▶ [Supplied entries]
-- Begin --

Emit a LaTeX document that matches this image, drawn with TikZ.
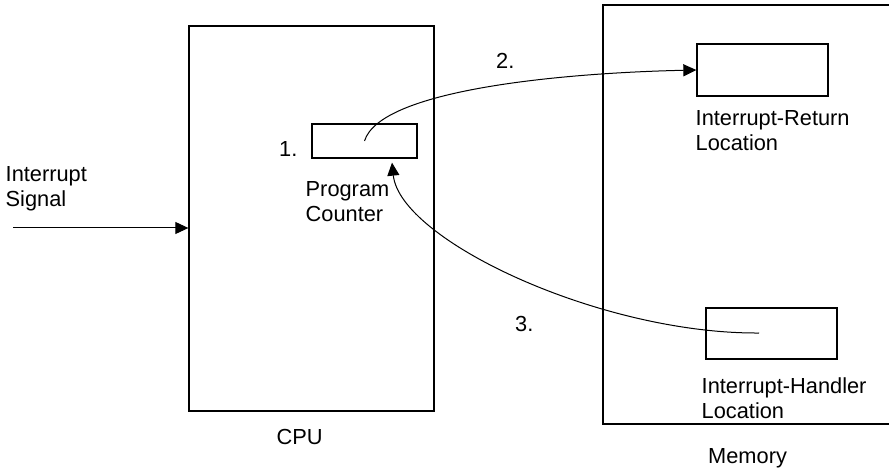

-- End --
-- Begin --

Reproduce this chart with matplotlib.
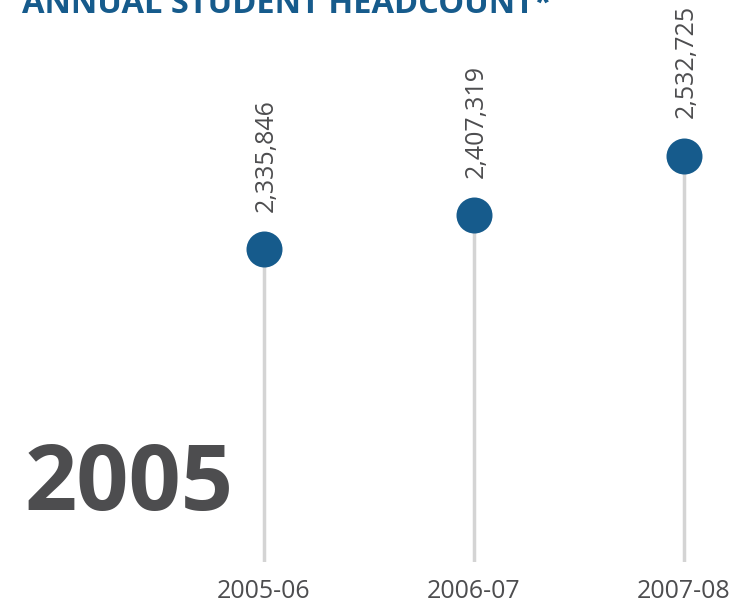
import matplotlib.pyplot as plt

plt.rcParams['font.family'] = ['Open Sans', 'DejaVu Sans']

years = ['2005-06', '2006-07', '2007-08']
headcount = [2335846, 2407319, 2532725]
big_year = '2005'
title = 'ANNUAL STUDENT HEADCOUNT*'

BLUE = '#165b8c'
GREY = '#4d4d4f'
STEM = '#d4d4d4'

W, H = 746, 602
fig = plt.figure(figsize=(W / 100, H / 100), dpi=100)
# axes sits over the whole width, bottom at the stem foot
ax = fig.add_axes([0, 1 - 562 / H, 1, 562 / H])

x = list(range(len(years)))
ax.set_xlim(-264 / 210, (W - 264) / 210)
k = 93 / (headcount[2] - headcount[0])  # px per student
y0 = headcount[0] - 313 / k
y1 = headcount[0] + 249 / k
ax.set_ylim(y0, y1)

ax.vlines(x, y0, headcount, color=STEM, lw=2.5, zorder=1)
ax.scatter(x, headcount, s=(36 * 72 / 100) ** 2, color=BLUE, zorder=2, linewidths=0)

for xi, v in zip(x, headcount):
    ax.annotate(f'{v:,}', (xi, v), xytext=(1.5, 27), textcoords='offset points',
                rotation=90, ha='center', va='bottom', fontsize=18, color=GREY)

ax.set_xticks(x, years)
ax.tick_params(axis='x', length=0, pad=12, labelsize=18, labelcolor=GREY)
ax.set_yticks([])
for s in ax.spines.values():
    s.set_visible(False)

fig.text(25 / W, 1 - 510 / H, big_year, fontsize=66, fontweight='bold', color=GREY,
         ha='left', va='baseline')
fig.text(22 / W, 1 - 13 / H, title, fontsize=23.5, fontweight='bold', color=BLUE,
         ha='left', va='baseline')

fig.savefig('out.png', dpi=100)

-- End --
-- Begin --

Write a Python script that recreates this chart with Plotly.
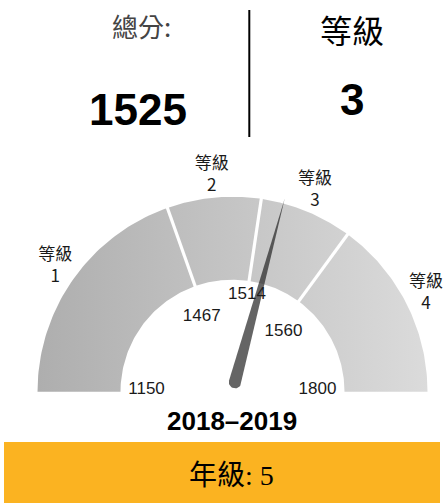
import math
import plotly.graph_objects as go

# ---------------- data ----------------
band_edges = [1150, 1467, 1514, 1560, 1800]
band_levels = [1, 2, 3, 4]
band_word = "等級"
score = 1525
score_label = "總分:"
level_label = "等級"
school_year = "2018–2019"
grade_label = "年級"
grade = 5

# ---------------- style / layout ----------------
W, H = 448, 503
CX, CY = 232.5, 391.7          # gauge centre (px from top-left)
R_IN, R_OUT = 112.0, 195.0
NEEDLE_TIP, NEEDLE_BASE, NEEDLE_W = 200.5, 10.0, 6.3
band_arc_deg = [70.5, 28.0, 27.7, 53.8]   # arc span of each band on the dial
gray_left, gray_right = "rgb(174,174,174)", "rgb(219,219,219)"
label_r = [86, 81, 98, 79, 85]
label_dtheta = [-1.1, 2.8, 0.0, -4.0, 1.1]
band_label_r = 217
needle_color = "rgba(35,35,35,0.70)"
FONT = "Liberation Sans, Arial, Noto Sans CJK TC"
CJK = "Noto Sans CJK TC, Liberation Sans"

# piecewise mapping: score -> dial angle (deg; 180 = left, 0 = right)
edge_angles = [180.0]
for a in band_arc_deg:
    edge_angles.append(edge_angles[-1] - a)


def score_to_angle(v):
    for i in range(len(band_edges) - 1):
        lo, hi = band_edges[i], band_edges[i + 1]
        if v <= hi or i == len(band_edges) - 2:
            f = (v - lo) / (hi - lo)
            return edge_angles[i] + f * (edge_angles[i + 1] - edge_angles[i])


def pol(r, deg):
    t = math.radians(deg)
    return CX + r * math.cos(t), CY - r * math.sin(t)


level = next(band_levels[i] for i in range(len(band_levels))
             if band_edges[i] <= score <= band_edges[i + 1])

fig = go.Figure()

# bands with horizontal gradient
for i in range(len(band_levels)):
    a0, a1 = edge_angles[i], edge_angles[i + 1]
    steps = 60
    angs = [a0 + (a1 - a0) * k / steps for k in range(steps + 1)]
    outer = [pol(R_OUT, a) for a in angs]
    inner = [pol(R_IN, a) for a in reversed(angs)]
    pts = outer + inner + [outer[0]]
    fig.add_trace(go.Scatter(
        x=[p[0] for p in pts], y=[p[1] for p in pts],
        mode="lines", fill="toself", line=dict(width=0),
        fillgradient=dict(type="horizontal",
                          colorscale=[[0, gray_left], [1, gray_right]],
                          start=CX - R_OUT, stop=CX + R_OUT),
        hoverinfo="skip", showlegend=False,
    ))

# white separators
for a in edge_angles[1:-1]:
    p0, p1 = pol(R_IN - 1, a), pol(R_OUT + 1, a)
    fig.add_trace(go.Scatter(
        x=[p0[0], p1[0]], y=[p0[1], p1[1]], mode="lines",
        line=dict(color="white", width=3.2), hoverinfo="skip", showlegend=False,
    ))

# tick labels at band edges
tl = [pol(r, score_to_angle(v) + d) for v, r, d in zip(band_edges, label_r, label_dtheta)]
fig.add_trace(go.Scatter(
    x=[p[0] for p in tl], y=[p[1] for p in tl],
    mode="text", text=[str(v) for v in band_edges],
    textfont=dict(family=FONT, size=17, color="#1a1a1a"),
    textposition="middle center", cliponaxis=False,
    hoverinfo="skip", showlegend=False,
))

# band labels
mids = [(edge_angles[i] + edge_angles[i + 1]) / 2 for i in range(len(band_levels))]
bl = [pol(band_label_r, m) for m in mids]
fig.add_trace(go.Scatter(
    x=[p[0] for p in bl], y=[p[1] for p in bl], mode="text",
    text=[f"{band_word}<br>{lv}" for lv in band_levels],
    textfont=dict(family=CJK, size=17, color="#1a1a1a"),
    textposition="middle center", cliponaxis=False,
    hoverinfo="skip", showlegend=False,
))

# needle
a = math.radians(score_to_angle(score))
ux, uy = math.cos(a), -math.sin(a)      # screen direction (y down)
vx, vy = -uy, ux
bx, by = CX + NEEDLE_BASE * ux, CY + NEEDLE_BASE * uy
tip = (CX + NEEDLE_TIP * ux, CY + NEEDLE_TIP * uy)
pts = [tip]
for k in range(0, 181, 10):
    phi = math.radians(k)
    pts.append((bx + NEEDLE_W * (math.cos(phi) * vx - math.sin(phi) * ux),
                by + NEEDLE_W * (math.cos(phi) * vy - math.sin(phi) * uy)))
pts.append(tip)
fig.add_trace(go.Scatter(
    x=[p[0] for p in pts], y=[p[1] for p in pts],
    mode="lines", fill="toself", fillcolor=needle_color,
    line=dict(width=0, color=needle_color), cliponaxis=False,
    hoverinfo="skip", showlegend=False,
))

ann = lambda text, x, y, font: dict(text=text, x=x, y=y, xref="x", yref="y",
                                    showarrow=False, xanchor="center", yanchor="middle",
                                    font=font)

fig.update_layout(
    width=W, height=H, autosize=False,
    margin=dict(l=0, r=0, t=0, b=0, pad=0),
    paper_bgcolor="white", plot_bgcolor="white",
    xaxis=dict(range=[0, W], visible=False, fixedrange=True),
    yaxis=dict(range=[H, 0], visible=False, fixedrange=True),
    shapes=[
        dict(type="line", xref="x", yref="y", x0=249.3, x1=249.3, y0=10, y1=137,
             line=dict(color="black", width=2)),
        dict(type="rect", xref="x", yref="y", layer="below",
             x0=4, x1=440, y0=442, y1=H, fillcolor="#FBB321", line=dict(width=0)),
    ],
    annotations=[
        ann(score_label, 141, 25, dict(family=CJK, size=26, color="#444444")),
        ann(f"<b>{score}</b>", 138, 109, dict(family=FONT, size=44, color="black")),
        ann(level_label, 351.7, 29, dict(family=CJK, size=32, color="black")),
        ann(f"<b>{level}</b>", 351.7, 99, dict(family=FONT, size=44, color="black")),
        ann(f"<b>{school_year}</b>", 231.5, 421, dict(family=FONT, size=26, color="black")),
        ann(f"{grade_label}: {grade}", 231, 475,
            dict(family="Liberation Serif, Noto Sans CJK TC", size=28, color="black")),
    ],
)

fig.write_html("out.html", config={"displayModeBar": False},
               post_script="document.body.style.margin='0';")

-- End --

▶ [What the task asks] Give back exactly the lines from the one that holds "Reproduce this chart with matplotlib." to the one that holds "ax = fig.add_axes([0, 1", with both ends and without the images.

▶ [Finished exercise]
Reproduce this chart with matplotlib.
import matplotlib.pyplot as plt

plt.rcParams['font.family'] = ['Open Sans', 'DejaVu Sans']

years = ['2005-06', '2006-07', '2007-08']
headcount = [2335846, 2407319, 2532725]
big_year = '2005'
title = 'ANNUAL STUDENT HEADCOUNT*'

BLUE = '#165b8c'
GREY = '#4d4d4f'
STEM = '#d4d4d4'

W, H = 746, 602
fig = plt.figure(figsize=(W / 100, H / 100), dpi=100)
# axes sits over the whole width, bottom at the stem foot
ax = fig.add_axes([0, 1 - 562 / H, 1, 562 / H])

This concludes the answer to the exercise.